** Start Recorded data **
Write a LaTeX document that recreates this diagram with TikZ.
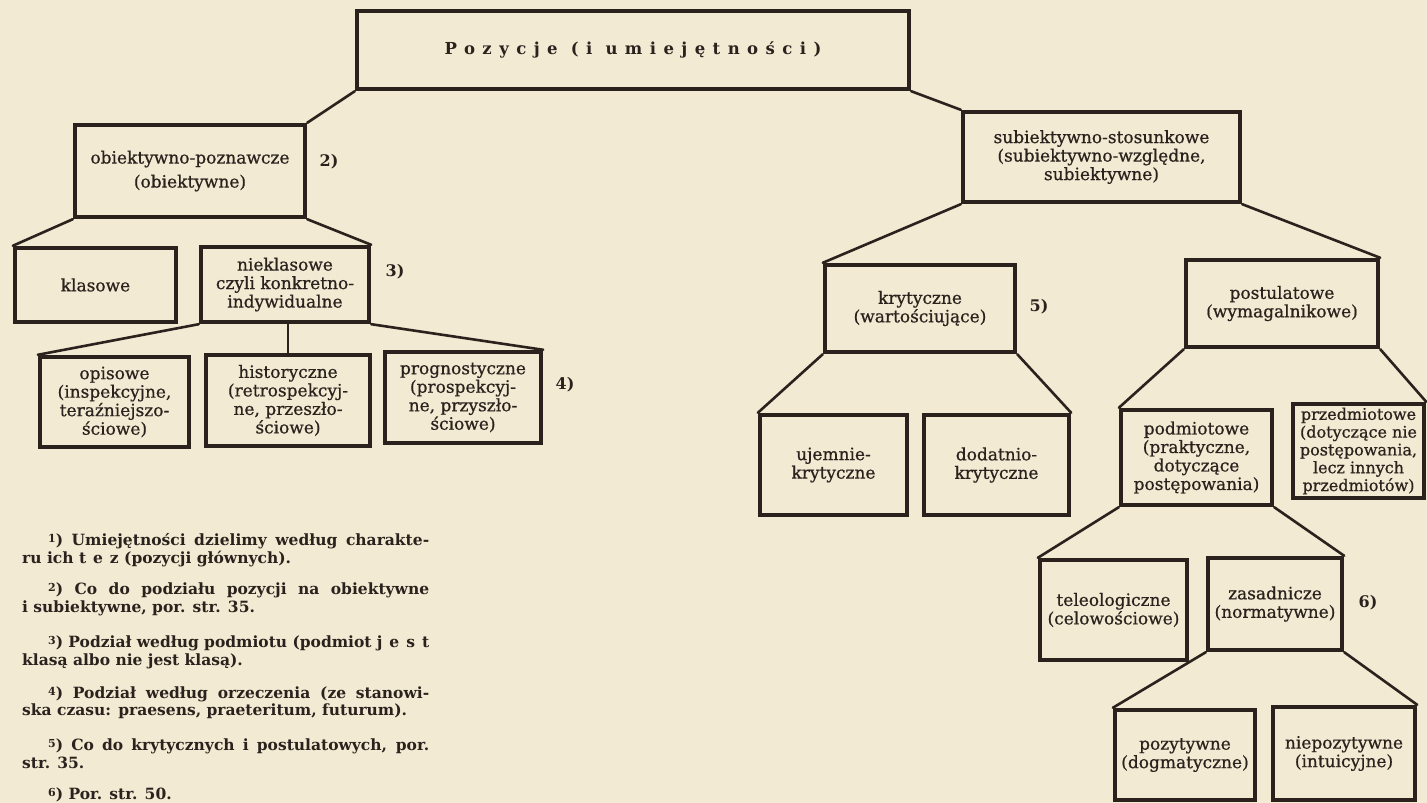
\documentclass[tikz,border=0pt]{standalone}
\usepackage{fontspec}
\setmainfont{DejaVu Serif}
\newfontfamily\boxfont[FakeBold=0.7]{DejaVu Serif}
\newfontfamily\topfont[LetterSpace=45]{DejaVu Serif}
\newfontfamily\lsfont[LetterSpace=45]{DejaVu Serif}
\definecolor{paper}{HTML}{F3EAD3}
\definecolor{ink}{HTML}{2B221E}
\newcommand{\fm}[1]{\raisebox{0.35ex}{\fontsize{11}{11}\selectfont #1})}
\tikzset{
  bx/.style={draw=ink, line width=4.4pt, rectangle, inner sep=0pt, align=center, text=ink,
             font=\boxfont\fontsize{17}{18.5}\selectfont},
  cn/.style={draw=ink, line width=2.6pt, line cap=round},
  lbl/.style={text=ink, font=\bfseries\fontsize{16}{17}\selectfont, inner sep=0pt},
  fn/.style={text=ink, font=\bfseries\fontsize{15.5}{18}\selectfont, inner sep=0pt, anchor=base west},
}
\begin{document}
\begin{tikzpicture}[x=1pt,y=-1pt]
\fill[paper] (0,0) rectangle (1427,803);
\useasboundingbox (0,0) rectangle (1427,803);

% boxes
\node[bx, minimum width=552pt, minimum height=78pt] (top) at (633,50)
  {\topfont\bfseries\fontsize{16.5}{18}\selectfont Pozycje (i umiejętności)};
\node[bx, minimum width=230pt, minimum height=92pt, font=\boxfont\fontsize{17}{24}\selectfont] (obj) at (190,171)
  {obiektywno-poznawcze\\(obiektywne)};
\node[bx, minimum width=161pt, minimum height=74pt] (kla) at (95.5,285) {klasowe};
\node[bx, minimum width=168pt, minimum height=75pt] (nie) at (285,284.5)
  {nieklasowe\\czyli konkretno-\\indywidualne};
\node[bx, minimum width=149pt, minimum height=90pt] (opi) at (114.5,402)
  {opisowe\\(inspekcyjne,\\teraźniejszo-\\ściowe)};
\node[bx, minimum width=164pt, minimum height=91pt] (his) at (288,400.5)
  {historyczne\\(retrospekcyj-\\ne, przeszło-\\ściowe)};
\node[bx, minimum width=156pt, minimum height=91pt] (pro) at (463,397.5)
  {prognostyczne\\(prospekcyj-\\ne, przyszło-\\ściowe)};

\node[bx, minimum width=277pt, minimum height=90pt] (sub) at (1101.5,157)
  {subiektywno-stosunkowe\\(subiektywno-względne,\\subiektywne)};
\node[bx, minimum width=190pt, minimum height=87pt] (kry) at (920,308.5)
  {krytyczne\\(wartościujące)};
\node[bx, minimum width=147pt, minimum height=100pt] (uje) at (833.5,465)
  {ujemnie-\\krytyczne};
\node[bx, minimum width=145pt, minimum height=100pt] (dod) at (996.5,465)
  {dodatnio-\\krytyczne};
\node[bx, minimum width=192pt, minimum height=87pt] (pos) at (1282,303.5)
  {postulatowe\\(wymagalnikowe)};
\node[bx, minimum width=151pt, minimum height=95pt] (pod) at (1196.5,457.5)
  {podmiotowe\\(praktyczne,\\dotyczące\\postępowania)};
\node[bx, minimum width=131pt, minimum height=94pt, font=\boxfont\fontsize{16}{17.8}\selectfont] (prz) at (1358.5,451)
  {przedmiotowe\\(dotyczące nie\\postępowania,\\lecz innych\\przedmiotów)};
\node[bx, minimum width=147pt, minimum height=100pt] (tel) at (1113.5,610)
  {teleologiczne\\(celowościowe)};
\node[bx, minimum width=134pt, minimum height=92pt] (zas) at (1275,604)
  {zasadnicze\\(normatywne)};
\node[bx, minimum width=140pt, minimum height=90pt] (poz) at (1185,755)
  {pozytywne\\(dogmatyczne)};
\node[bx, minimum width=142pt, minimum height=93pt] (nip) at (1344,753.5)
  {niepozytywne\\(intuicyjne)};

% connectors
\draw[cn] (top.south west) -- (obj.north east);
\draw[cn] (top.south east) -- (sub.north west);
\draw[cn] (obj.south west) -- (kla.north west);
\draw[cn] (obj.south east) -- (nie.north east);
\draw[cn] (nie.south west) -- (opi.north west);
\draw[cn] (his.north |- nie.south) -- (his.north);
\draw[cn] (nie.south east) -- (pro.north east);
\draw[cn] (sub.south west) -- (kry.north west);
\draw[cn] (sub.south east) -- (pos.north east);
\draw[cn] (kry.south west) -- (uje.north west);
\draw[cn] (kry.south east) -- (dod.north east);
\draw[cn] (pos.south west) -- (pod.north west);
\draw[cn] (pos.south east) -- (prz.north east);
\draw[cn] (pod.south west) -- (tel.north west);
\draw[cn] (pod.south east) -- (zas.north east);
\draw[cn] (zas.south west) -- (poz.north west);
\draw[cn] (zas.south east) -- (nip.north east);

% labels
\node[lbl] (l2) at (329,162) {2)};
\node[lbl] (l3) at (395,272) {3)};
\node[lbl] (l4) at (565,385) {4)};
\node[lbl] (l5) at (1039,307) {5)};
\node[lbl] (l6) at (1368,603) {6)};

% footnotes
\node[fn] (f1a) at (22,545) {\makebox[407pt][s]{\hspace*{26pt}\fm{1} Umiejętności dzielimy według charakte-}};
\node[fn] (f1b) at (22,563) {ru ich {\lsfont tez} (pozycji głównych).};
\node[fn] (f2a) at (22,594) {\makebox[407pt][s]{\hspace*{26pt}\fm{2} Co do podziału pozycji na obiektywne}};
\node[fn] (f2b) at (22,612) {i subiektywne, por. str. 35.};
\node[fn] (f3a) at (22,647) {\makebox[407pt][s]{\hspace*{26pt}\fm{3} Podział według podmiotu (podmiot {\lsfont jest}}};
\node[fn] (f3b) at (22,665) {klasą albo nie jest klasą).};
\node[fn] (f4a) at (22,698) {\makebox[407pt][s]{\hspace*{26pt}\fm{4} Podział według orzeczenia (ze stanowi-}};
\node[fn] (f4b) at (22,715) {ska czasu: praesens, praeteritum, futurum).};
\node[fn] (f5a) at (22,750) {\makebox[407pt][s]{\hspace*{26pt}\fm{5} Co do krytycznych i postulatowych, por.}};
\node[fn] (f5b) at (22,768) {str. 35.};
\node[fn] (f6) at (22,799) {\hspace*{26pt}\fm{6} Por. str. 50.};
\end{tikzpicture}
\end{document}
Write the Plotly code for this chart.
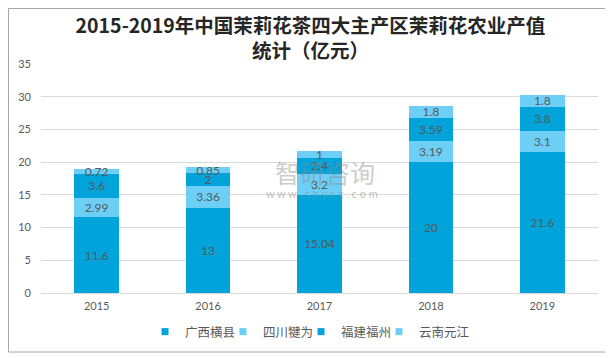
import plotly.graph_objects as go

years = ["2015", "2016", "2017", "2018", "2019"]
guangxi = [11.6, 13, 15.04, 20, 21.6]
sichuan = [2.99, 3.36, 3.2, 3.19, 3.1]
fujian = [3.6, 2, 2.4, 3.59, 3.8]
yunnan = [0.72, 0.85, 1, 1.8, 1.8]
series_names = ["广西横县", "四川犍为", "福建福州", "云南元江"]
y_ticks = [0, 5, 10, 15, 20, 25, 30, 35]

DARK = "#00A3DA"
LIGHT = "#6DCFF6"
colors = [DARK, LIGHT, DARK, LIGHT]
series = [guangxi, sichuan, fujian, yunnan]

FONT = "Lato, 'Noto Sans CJK SC', sans-serif"
LABEL_COLOR = "#595959"

fig = go.Figure()
for name, vals, col in zip(series_names, series, colors):
    fig.add_trace(go.Bar(
        x=years, y=vals, name=name, marker=dict(color=col, line=dict(width=0)),
        text=[str(v) for v in vals], textposition="inside", insidetextanchor="middle",
        constraintext="none", textangle=0,
        textfont=dict(family=FONT, size=12, color=LABEL_COLOR),
        showlegend=False, hoverinfo="skip",
    ))
    # legend entry with a small square symbol
    fig.add_trace(go.Scatter(
        x=[None], y=[None], mode="markers", name=name,
        marker=dict(symbol="square", size=7, color=col), showlegend=True,
        hoverinfo="skip",
    ))
# invisible spacer entry so the last legend label is not clipped
fig.add_trace(go.Scatter(
    x=[None], y=[None], mode="markers", name=" ",
    marker=dict(symbol="square", size=7, color="rgba(0,0,0,0)"), showlegend=True,
    hoverinfo="skip",
))

# page has an 8px body margin; figure coordinates are window coords minus 8
OFF = 8
W, H = 613 - OFF, 358 - OFF
L, T = 41 - OFF, 64 - OFF
R, B = W - (598 - OFF), H - (293 - OFF)
pw, ph = W - L - R, H - T - B

def px_x(p):
    return (p - OFF - L) / pw

def px_y(p):
    return (H - B - (p - OFF)) / ph

fig.add_shape(type="rect", xref="paper", yref="paper",
              x0=px_x(OFF + 0.5), x1=px_x(608), y0=px_y(352), y1=px_y(OFF + 0.5),
              line=dict(color="#A6A6A6", width=1), fillcolor="rgba(0,0,0,0)", layer="below")

# watermark
fig.add_annotation(xref="paper", yref="paper", x=px_x(325), y=px_y(172),
                   text="智研咨询", showarrow=False,
                   font=dict(family="'Noto Sans CJK SC'", size=25, color="rgba(140,140,140,0.45)"))
fig.add_annotation(xref="paper", yref="paper", x=px_x(322), y=px_y(193),
                   text="w w w . c h y x x . c o m", showarrow=False,
                   font=dict(family=FONT, size=11, color="rgba(140,140,140,0.55)"))

fig.update_layout(
    width=W, height=H,
    margin=dict(l=L, r=R, t=T, b=B, autoexpand=False),
    paper_bgcolor="white", plot_bgcolor="white",
    barmode="stack", bargap=0.6,
    font=dict(family=FONT, color=LABEL_COLOR),
    title=dict(
        text="2015-2019年中国茉莉花茶四大主产区茉莉花农业产值<br>统计（亿元）",
        x=0.5, xref="container", xanchor="center",
        y=1 - 25 / H, yref="container", yanchor="middle",
        font=dict(family="'Noto Sans CJK SC'", size=19.5, color="#262626", weight="bold"),
    ),
    xaxis=dict(
        tickfont=dict(family=FONT, size=11, color=LABEL_COLOR),
        showgrid=False, showline=False, ticks="", ticklabelstandoff=5,
    ),
    yaxis=dict(
        range=[0, 35], tickvals=y_ticks,
        tickfont=dict(family=FONT, size=11, color=LABEL_COLOR),
        showgrid=True, gridcolor="#D9D9D9", gridwidth=1, zeroline=True,
        zerolinecolor="#D9D9D9", zerolinewidth=1,
        showline=False, ticks="", ticklabelstandoff=9,
    ),
    legend=dict(
        orientation="h", x=px_x(145), xanchor="left", y=px_y(332), yanchor="middle",
        font=dict(family=FONT, size=12.5, color=LABEL_COLOR),
        itemwidth=30, entrywidth=33, entrywidthmode="pixels",
        traceorder="normal", tracegroupgap=0, bgcolor="rgba(0,0,0,0)",
    ),
)

fig.write_html("out.html")
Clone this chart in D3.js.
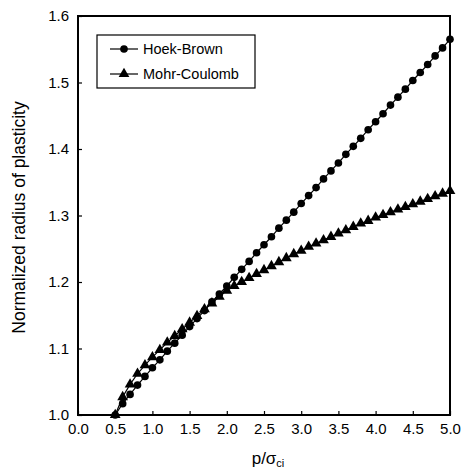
<!DOCTYPE html>
<html>
<head>
<meta charset="utf-8">
<script src="https://cdn.jsdelivr.net/npm/d3@7"></script>
<style>
  body { margin: 0; background: #fff; }
  text { font-family: "Liberation Sans", Arial, sans-serif; fill: #000; }
</style>
</head>
<body>
<div id="chart"></div>
<script>
const width = 462;
const height = 472;
const margin = { top: 16, right: 12, bottom: 57, left: 78 };

const ratio = [0.5, 0.6, 0.7, 0.8, 0.9, 1.0, 1.1, 1.2, 1.3, 1.4, 1.5, 1.6, 1.7, 1.8, 1.9,
  2.0, 2.1, 2.2, 2.3, 2.4, 2.5, 2.6, 2.7, 2.8, 2.9, 3.0, 3.1, 3.2, 3.3, 3.4, 3.5,
  3.6, 3.7, 3.8, 3.9, 4.0, 4.1, 4.2, 4.3, 4.4, 4.5, 4.6, 4.7, 4.8, 4.9, 5.0];

const hoekBrown = [1.000, 1.017, 1.031, 1.045, 1.058, 1.071, 1.083, 1.096, 1.108, 1.120,
  1.133, 1.145, 1.157, 1.170, 1.182, 1.194, 1.207, 1.219, 1.231, 1.244, 1.256,
  1.268, 1.281, 1.293, 1.305, 1.318, 1.330, 1.342, 1.355, 1.367, 1.379, 1.392,
  1.404, 1.416, 1.429, 1.441, 1.453, 1.466, 1.478, 1.490, 1.503, 1.515, 1.527,
  1.540, 1.552, 1.565];

const mohrCoulomb = [1.000, 1.027, 1.046, 1.062, 1.075, 1.087, 1.098, 1.109, 1.119, 1.129,
  1.139, 1.149, 1.159, 1.168, 1.178, 1.187, 1.194, 1.200, 1.206, 1.212, 1.218,
  1.224, 1.230, 1.236, 1.242, 1.247, 1.253, 1.258, 1.263, 1.268, 1.273, 1.278,
  1.283, 1.288, 1.292, 1.297, 1.301, 1.305, 1.309, 1.313, 1.317, 1.321, 1.325,
  1.329, 1.333, 1.337];

const xTicks = [0, 0.5, 1, 1.5, 2, 2.5, 3, 3.5, 4, 4.5, 5];
const yTicks = [1.0, 1.1, 1.2, 1.3, 1.4, 1.5, 1.6];
const seriesNames = ["Hoek-Brown", "Mohr-Coulomb"];

const svg = d3.select("#chart").append("svg")
  .attr("width", width)
  .attr("height", height);

const x = d3.scaleLinear().domain([0, 5]).range([margin.left, width - margin.right]);
const y = d3.scaleLinear().domain([1.0, 1.6]).range([height - margin.bottom, margin.top]);

// axes, ticks pointing inward
const xAxis = svg.append("g")
  .attr("transform", `translate(0,${height - margin.bottom})`)
  .call(d3.axisBottom(x).tickValues(xTicks).tickFormat(d3.format(".1f"))
    .tickSizeInner(-4).tickSizeOuter(0).tickPadding(8));

const yAxis = svg.append("g")
  .attr("transform", `translate(${margin.left},0)`)
  .call(d3.axisLeft(y).tickValues(yTicks).tickFormat(d3.format(".1f"))
    .tickSizeInner(-4).tickSizeOuter(0).tickPadding(9));

[xAxis, yAxis].forEach((g) => {
  g.select(".domain").remove();
  g.selectAll("line").attr("stroke", "#000").attr("stroke-width", 1.2);
  g.selectAll("text").attr("font-size", 15).attr("fill", "#000")
    .attr("font-family", '"Liberation Sans", Arial, sans-serif');
});

// frame
svg.append("rect")
  .attr("x", x(0))
  .attr("y", y(1.6))
  .attr("width", x(5) - x(0))
  .attr("height", y(1.0) - y(1.6))
  .attr("fill", "none")
  .attr("stroke", "#000")
  .attr("stroke-width", 2);

// series
const hbData = ratio.map((r, i) => ({ x: r, y: hoekBrown[i] }));
const mcData = ratio.map((r, i) => ({ x: r, y: mohrCoulomb[i] }));

const line = d3.line().x((d) => x(d.x)).y((d) => y(d.y));

const circleSym = d3.symbol().type(d3.symbolCircle).size(46);
const triSym = d3.symbol().type(d3.symbolTriangle).size(50);

function drawSeries(data, sym) {
  const g = svg.append("g");
  g.append("path")
    .datum(data)
    .attr("d", line)
    .attr("fill", "none")
    .attr("stroke", "#000")
    .attr("stroke-width", 1.2);
  g.selectAll("path.mk")
    .data(data)
    .enter()
    .append("path")
    .attr("class", "mk")
    .attr("d", sym)
    .attr("transform", (d) => `translate(${x(d.x)},${y(d.y)})`)
    .attr("fill", "#000");
}

drawSeries(mcData, triSym);
drawSeries(hbData, circleSym);

// legend
const legend = svg.append("g").attr("transform", "translate(97,35)");
legend.append("rect")
  .attr("width", 158)
  .attr("height", 53)
  .attr("fill", "#fff")
  .attr("stroke", "#000")
  .attr("stroke-width", 1.2);

[circleSym, triSym].forEach((sym, i) => {
  const row = legend.append("g").attr("transform", `translate(0,${14 + i * 25})`);
  row.append("line")
    .attr("x1", 13).attr("x2", 41)
    .attr("stroke", "#000").attr("stroke-width", 1.2);
  row.append("path")
    .attr("d", sym)
    .attr("transform", "translate(27,0)")
    .attr("fill", "#000");
  row.append("text")
    .attr("x", 46)
    .attr("dy", "0.36em")
    .attr("font-size", 14.5)
    .text(seriesNames[i]);
});

// axis titles
const xTitle = svg.append("text")
  .attr("x", (x(0) + x(5)) / 2 + 4)
  .attr("y", 464)
  .attr("text-anchor", "middle")
  .attr("font-size", 17);
xTitle.append("tspan").text("p/σ");
xTitle.append("tspan").attr("font-size", 11).attr("dy", 3).text("ci");

svg.append("text")
  .attr("transform", `translate(25,${(y(1.0) + y(1.6)) / 2 + 2}) rotate(-90)`)
  .attr("text-anchor", "middle")
  .attr("font-size", 17.5)
  .text("Normalized radius of plasticity");
</script>
</body>
</html>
** End Recorded data **
## Work to do
Without the pictures, give again exactly the lines above starting at the line containing "Clone this chart in D3.js." and ending at the line containing "4.8, 4.9, 5.0];".

## Finished task
Clone this chart in D3.js.
<!DOCTYPE html>
<html>
<head>
<meta charset="utf-8">
<script src="https://cdn.jsdelivr.net/npm/d3@7"></script>
<style>
  body { margin: 0; background: #fff; }
  text { font-family: "Liberation Sans", Arial, sans-serif; fill: #000; }
</style>
</head>
<body>
<div id="chart"></div>
<script>
const width = 462;
const height = 472;
const margin = { top: 16, right: 12, bottom: 57, left: 78 };

const ratio = [0.5, 0.6, 0.7, 0.8, 0.9, 1.0, 1.1, 1.2, 1.3, 1.4, 1.5, 1.6, 1.7, 1.8, 1.9,
  2.0, 2.1, 2.2, 2.3, 2.4, 2.5, 2.6, 2.7, 2.8, 2.9, 3.0, 3.1, 3.2, 3.3, 3.4, 3.5,
  3.6, 3.7, 3.8, 3.9, 4.0, 4.1, 4.2, 4.3, 4.4, 4.5, 4.6, 4.7, 4.8, 4.9, 5.0];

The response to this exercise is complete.